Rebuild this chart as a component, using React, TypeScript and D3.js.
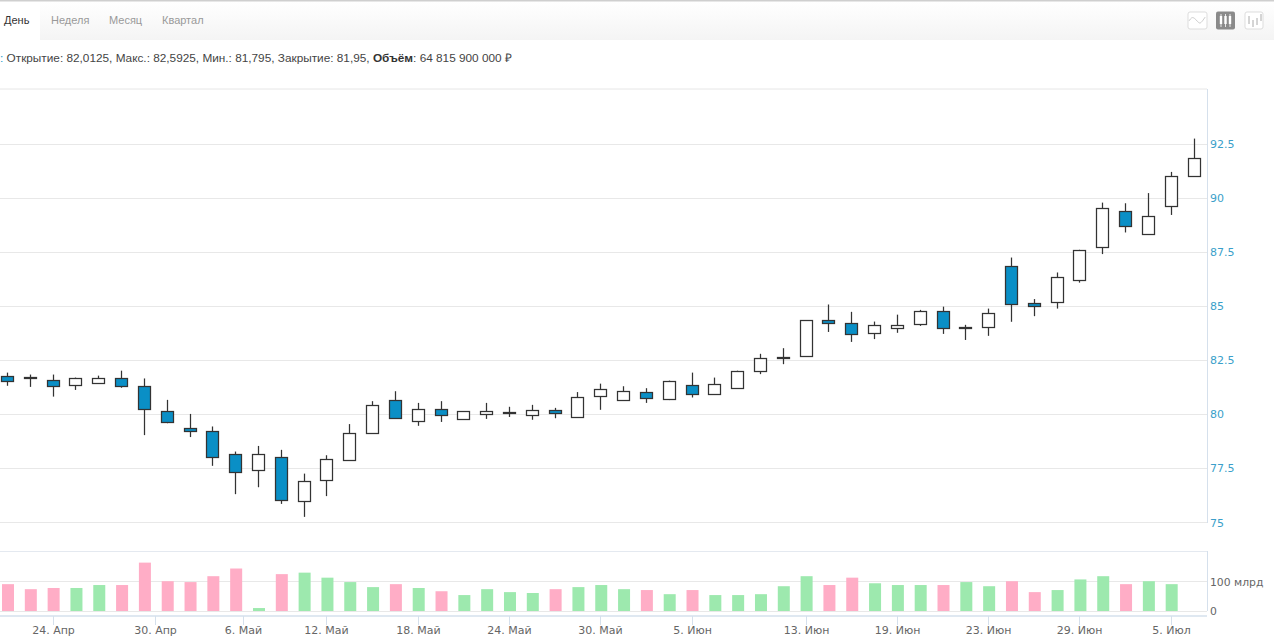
import React from "react";
import * as d3 from "d3";

const opens = [81.78,81.75,81.6,81.32,81.44,81.7,81.29,80.15,79.38,79.24,78.19,77.47,78.05,75.99,76.96,77.93,79.13,80.66,79.67,80.27,79.76,79.99,80.1,79.96,80.19,79.9,80.82,80.68,81.03,80.68,81.38,80.95,81.23,82.0,82.61,82.69,84.34,84.24,83.77,84.0,84.18,84.78,84.05,84.05,86.87,85.15,85.21,86.23,87.76,89.38,88.38,89.61,91.01];
const closes = [81.55,81.7,81.32,81.66,81.66,81.32,80.21,79.64,79.22,78.05,77.36,78.19,76.05,76.93,77.93,79.16,80.43,79.85,80.24,79.99,80.15,80.15,80.13,80.19,80.04,80.82,81.15,81.1,80.76,81.52,80.95,81.42,82.02,82.61,82.64,84.34,84.18,83.72,84.15,84.15,84.78,84.0,84.01,84.69,85.09,85.03,86.37,87.61,89.56,88.68,89.19,91.01,91.83];
const highs = [81.93,81.84,81.84,81.7,81.79,82.02,81.66,80.67,80.02,79.44,78.28,78.54,78.36,77.26,78.11,79.55,80.61,81.07,80.53,80.61,80.15,80.53,80.35,80.44,80.3,81.03,81.42,81.3,81.21,81.56,81.93,81.7,82.02,82.8,83.06,84.34,85.08,84.74,84.29,84.61,84.83,84.98,84.14,84.89,87.25,85.33,86.56,87.61,89.79,89.76,90.23,91.21,92.75];
const lows = [81.32,81.27,80.82,81.13,81.44,81.23,79.04,79.59,78.95,77.62,76.31,76.63,75.86,75.26,76.22,77.9,79.1,79.81,79.47,79.65,79.76,79.79,79.88,79.75,79.82,79.9,80.21,80.68,80.53,80.66,80.78,80.95,81.23,81.86,82.32,82.69,83.81,83.35,83.48,83.77,84.09,83.72,83.44,83.63,84.28,84.54,84.89,86.09,87.41,88.41,88.31,89.22,91.01];
const volumes = [91,74,78,78,88,88,164,101,98,118,144,10,125,130,113,98,81,91,78,67,54,74,64,61,74,81,88,74,71,57,71,54,54,57,84,118,88,113,94,88,88,88,98,84,101,64,71,107,118,91,101,91];
const volumeRising = [0,0,0,1,1,0,0,0,0,0,0,1,0,1,1,1,1,0,1,0,1,1,1,1,0,1,1,1,0,1,0,1,1,1,1,1,0,0,1,1,1,0,1,1,0,0,1,1,1,0,1,1];
const priceTicks = [75,77.5,80,82.5,85,87.5,90,92.5];
const volumeTicks = [0,100];
const volumeTickLabels = ["0","100 млрд"];
const dateLabels = ["24. Апр","30. Апр","6. Май","12. Май","18. Май","24. Май","30. Май","5. Июн","13. Июн","19. Июн","23. Июн","29. Июн","5. Июл"];
const dateTickIndex = [2,6.5,10.35,14,18,22,26,30,35,39,43,47,51];
const tabs = ["День","Неделя","Месяц","Квартал"];
const tabX = [4,51,109,162];

const FONT = "'Liberation Sans', Arial, sans-serif";
const AXF = "'DejaVu Sans', sans-serif";
const BLUE = "#0a8fc6";

export default function App() {
  const x = d3.scaleLinear().domain([0,52]).range([7.5,1194]);
  const y = d3.scaleLinear().domain([75,92.5]).range([522.5,144]);
  const v = d3.scaleLinear().domain([0,100]).range([611,581.5]);
  const crisp = (n:number)=>Math.round(n-0.5)+0.5;
  const trendLine = d3.line<number>().x((_,i)=>1189+i*2.7).y((d)=>d).curve(d3.curveBasis);
  const iconLine = trendLine([21,17,18,21,24,21,17]);
  return (
    <svg width={1280} height={638} style={{position:"absolute",left:0,top:0,background:"#fff"}}>
      <defs>
        <linearGradient id="bar" x1="0" y1="0" x2="0" y2="1">
          <stop offset="0" stopColor="#ffffff"/>
          <stop offset="1" stopColor="#f4f4f4"/>
        </linearGradient>
      </defs>
      <rect x={0} y={0} width={1274} height={1.5} fill="#cfcfcf"/>
      <rect x={0} y={2} width={1274} height={38} fill="url(#bar)"/>
      <rect x={0} y={2} width={40} height={38} fill="#fff"/>
      {tabs.map((t,i)=>(
        <text key={t} x={tabX[i]} y={24} fontFamily={FONT} fontSize={11} fill={i===0?"#333":"#999"}>{t}</text>
      ))}
      <g fill="none">
        <rect x={1188} y={12} width={19} height={17} rx={2} fill="#fff" stroke="#ddd"/>
        <path d={iconLine ?? ""} stroke="#ccc"/>
        <rect x={1216} y={11.5} width={19} height={18} rx={2} fill="#8a8a8a"/>
        {[1221,1225.5,1230].map((p)=>(
          <g key={p}><path d={`M${p} 14V27`} stroke="#fff" strokeWidth={0.8}/><rect x={p-1.2} y={16} width={2.4} height={8} fill="#fff"/></g>
        ))}
        <rect x={1245} y={12} width={18} height={17} rx={2} fill="#fff" stroke="#ddd"/>
        <path d="M1249 16V24M1253 20V27M1257 18V25M1261 14V21" stroke="#aaa"/>
      </g>
      <text x={0} y={62} fontFamily={FONT} fontSize={11.8} fill="#444">
        <tspan fill="#2a9ac8">: </tspan>Открытие: 82,0125, Макс.: 82,5925, Мин.: 81,795, Закрытие: 81,95, <tspan fontWeight="bold" fill="#333">Объём</tspan>: 64 815 900 000 ₽
      </text>

      <line x1={0} x2={1207} y1={89} y2={89} stroke="#e6e6e6"/>
      {priceTicks.map((t)=>(
        <g key={t}>
          <line x1={0} x2={1207} y1={crisp(y(t))} y2={crisp(y(t))} stroke="#e8e8e8"/>
          <text x={1210} y={y(t)+4} fontFamily={AXF} fontSize={11} fill="#3b9fca">{t}</text>
        </g>
      ))}
      <line x1={1207.5} x2={1207.5} y1={89} y2={523} stroke="#d5e0ec"/>

      {opens.map((o,i)=>{
        const c = closes[i];
        const cx = crisp(x(i));
        const top = Math.round(y(Math.max(o,c)))+0.5;
        const h = Math.max(1,Math.round(y(Math.min(o,c))-y(Math.max(o,c))));
        const down = c<o;
        return (
          <g key={i}>
            <line x1={cx} x2={cx} y1={y(highs[i])} y2={y(lows[i])} stroke="#333" strokeWidth={1.25}/>
            <rect x={cx-6} y={top} width={12} height={h} fill={down?BLUE:"#fff"} stroke="#333" strokeWidth={1.25}/>
          </g>
        );
      })}

      <line x1={0} x2={1207} y1={551.5} y2={551.5} stroke="#e4e9f0"/>
      {volumeTicks.map((t,i)=>(
        <g key={t}>
          <line x1={0} x2={1207} y1={crisp(v(t))} y2={crisp(v(t))} stroke="#e8e8e8"/>
          <text x={1210} y={v(t)+4} fontFamily={AXF} fontSize={10.8} fill="#666">{volumeTickLabels[i]}</text>
        </g>
      ))}
      {volumes.map((d,i)=>(
        <rect key={i} x={x(i)-5.5} y={v(d)} width={12} height={v(0)-v(d)} fill={volumeRising[i]?"#9de9ae":"#ffadc6"}/>
      ))}
      <line x1={1207.5} x2={1207.5} y1={551} y2={611} stroke="#d5e0ec"/>
      <line x1={0} x2={1207} y1={616} y2={616} stroke="#d5e0ec" strokeWidth={1.5}/>
      {dateLabels.map((l,i)=>{
        const px = crisp(x(dateTickIndex[i]));
        return (
          <g key={l}>
            <line x1={px} x2={px} y1={616} y2={625} stroke="#d5e0ec"/>
            <text x={px} y={634} textAnchor="middle" fontFamily={AXF} fontSize={11} fill="#666">{l}</text>
          </g>
        );
      })}
    </svg>
  );
}
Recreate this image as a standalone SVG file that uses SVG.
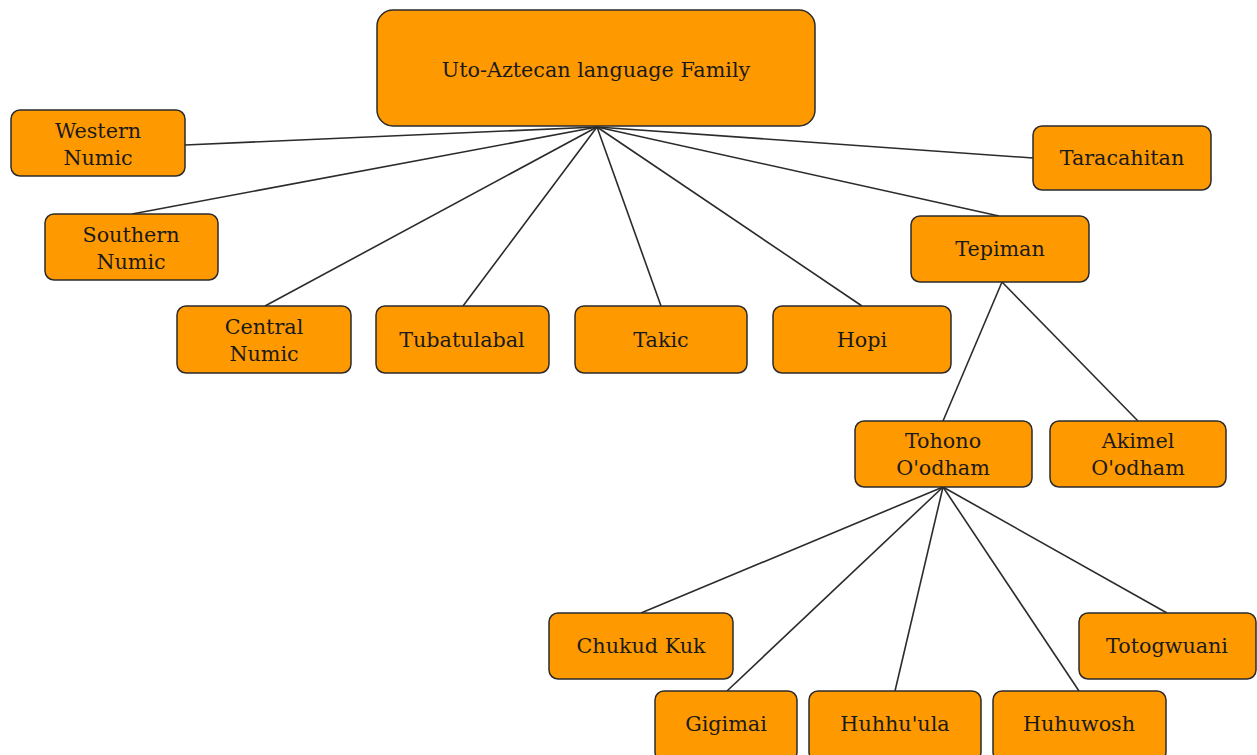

.....

→ **Exercise**: Begin with the first line of the entries above and write out each line exactly, ending with the line containing "import * as". Leave out pictures.

→ **Task answer**:
Rebuild this chart as a component, using React, TypeScript and D3.js.
import React from "react";
import * as d3 from "d3";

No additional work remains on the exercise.